I suppose you could say my love affair was consummated. At least you could say that for the next ten years, Sundown occupied most of my energy, time, and affection. If Sundown ever had a competitor for my affection, it was not another boat. It was the journey--The Inside Passage. (My wife had jumped ship.)

It was Fred C. Clark, who cruised Northwest waters for many years aboard Kay II, who introduced me to a few of the arcane and useless rituals of "yachting," and who had said, "After you've been to Alaska, you walk tall." And there is some truth there. It is an accomplishment. But traveling the Inside Passage is not about Alaska. It is not a destination cruise. It is not like going to the moon, I assume, where the passage is merely an inconvenient necessity of reaching the objective. The Inside Passage is the objective. This is not about "boating" or "yachting" or a rendezvous of old dock buddies. It is about the legendary Northwest and the magic of the Inside Passage.

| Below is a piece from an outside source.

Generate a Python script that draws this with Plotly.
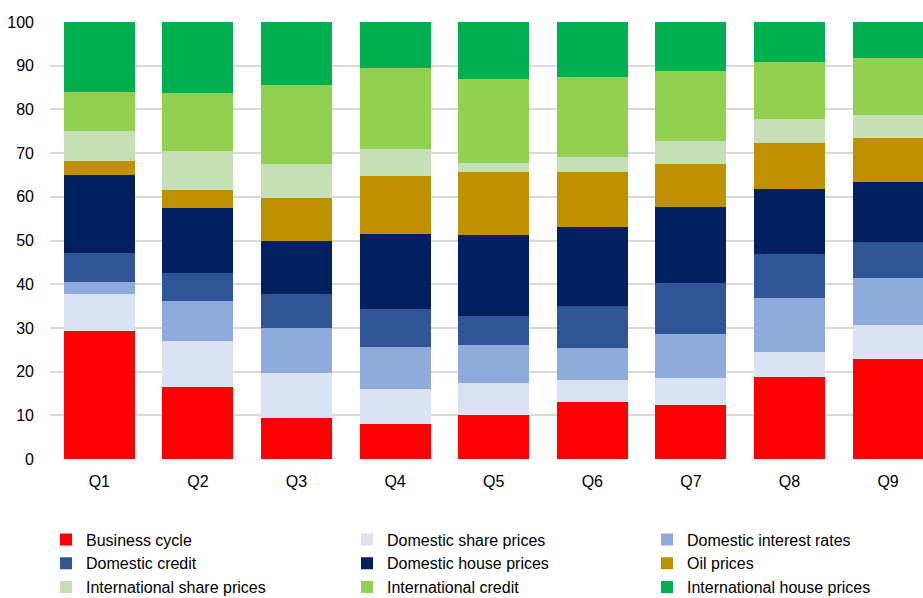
import plotly.graph_objects as go

categories = ["Q1", "Q2", "Q3", "Q4", "Q5", "Q6", "Q7", "Q8", "Q9"]

business_cycle = [29.4, 16.5, 9.4, 8.0, 10.1, 13.1, 12.4, 18.7, 22.8]
domestic_share_prices = [8.3, 10.4, 10.3, 8.0, 7.2, 4.9, 6.1, 5.9, 7.8]
domestic_interest_rates = [2.8, 9.2, 10.3, 9.6, 8.8, 7.3, 10.2, 12.3, 10.9]
domestic_credit = [6.6, 6.5, 7.8, 8.8, 6.7, 9.7, 11.6, 10.0, 8.2]
domestic_house_prices = [17.8, 14.8, 12.2, 17.1, 18.5, 18.0, 17.3, 15.0, 13.6]
oil_prices = [3.3, 4.2, 9.8, 13.3, 14.3, 12.7, 10.0, 10.5, 10.1]
international_share_prices = [6.8, 8.9, 7.6, 6.2, 2.2, 3.5, 5.2, 5.5, 5.3]
international_credit = [8.9, 13.3, 18.2, 18.5, 19.2, 18.3, 16.1, 12.9, 13.1]
international_house_prices = [16.1, 16.2, 14.4, 10.5, 13.0, 12.5, 11.1, 9.2, 8.2]

series_names = [
    "Business cycle", "Domestic share prices", "Domestic interest rates",
    "Domestic credit", "Domestic house prices", "Oil prices",
    "International share prices", "International credit", "International house prices",
]
series_values = [
    business_cycle, domestic_share_prices, domestic_interest_rates,
    domestic_credit, domestic_house_prices, oil_prices,
    international_share_prices, international_credit, international_house_prices,
]
series_colors = [
    "#FF0000", "#DAE3F3", "#8FAADC", "#2F5597", "#002060", "#BF9000",
    "#C5E0B4", "#92D050", "#00B050",
]
y_ticks = [0, 10, 20, 30, 40, 50, 60, 70, 80, 90, 100]

FONT = "Liberation Sans, Arial, sans-serif"
FS = 16
W, H = 923, 598
legend_ids = ["legend", "legend2", "legend3"]

fig = go.Figure()
for i, (name, vals, col) in enumerate(zip(series_names, series_values, series_colors)):
    fig.add_trace(go.Bar(
        x=categories, y=vals, name=name,
        marker=dict(color=col, line=dict(width=0)),
        legend=legend_ids[i % 3],
        legendgroup=name,
    ))

legend_common = dict(
    orientation="v",
    xref="container", yref="container",
    yanchor="top", xanchor="left",
    y=1 - 522.5 / H,
    font=dict(family=FONT, size=FS, color="#000000"),
    tracegroupgap=0.5,
    traceorder="normal",
    bgcolor="rgba(0,0,0,0)",
    borderwidth=0,
)
col_x = [46, 347, 647]

fig.update_layout(
    barmode="stack",
    bargap=0.28,
    width=W, height=H,
    margin=dict(l=50, r=0, t=22, b=H - 459, autoexpand=False),
    plot_bgcolor="white", paper_bgcolor="white",
    font=dict(family=FONT, size=FS, color="#000000"),
    xaxis=dict(
        range=[-0.5, -0.5 + (W - 50) / 98.6],
        showgrid=False, zeroline=False, showline=False, ticks="",
        tickfont=dict(family=FONT, size=FS, color="#000000"),
        ticklabelstandoff=11,
    ),
    yaxis=dict(
        range=[0, 100], tickvals=y_ticks,
        showgrid=True, gridcolor="#D9D9D9", gridwidth=1.5,
        zeroline=False, showline=False, ticks="",
        tickfont=dict(family=FONT, size=FS, color="#000000"),
        ticklabelstandoff=15,
    ),
    legend=dict(legend_common, x=col_x[0] / W),
    legend2=dict(legend_common, x=col_x[1] / W),
    legend3=dict(legend_common, x=col_x[2] / W),
    showlegend=True,
)

fig.write_html(
    "out.html",
    config={"displayModeBar": False},
    post_script="document.body.style.margin='0';document.body.style.overflow='hidden';",
)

It is about freedom. Edward Abbey got it right:

"Do not burn yourselves out. Be as I am--a reluctant enthusiast--a part-time crusader, a half-hearted fanatic.  Save the other half of yourselves and your lives for pleasure and adventure.  It is not enough to fight for the land; it is even more important to enjoy it.  While you can.  While it's still there. So get out there and hunt and fish and mess around with your friends, ramble out yonder and explore the forests, encounter the grizzly, climb the mountains, bag the peaks, run the rivers, breathe deep of that yet sweet and lucid air, sit quietly for a while and contemplate the precious stillness, that lovely, mysterious and awesome space.

"Enjoy yourselves, keep your brain in your head and your head firmly attached to the body, the body active and alive, and I promise you this much: I promise you this one sweet victory over our enemies, over those desk-bound people with their hearts in a safe deposit box and their eyes hypnotized by desk calculators.  I promise you this: you will outlive the bastards." 

And remember: If the boat's not sinking, it isn't a crisis. I have never regretted the decision.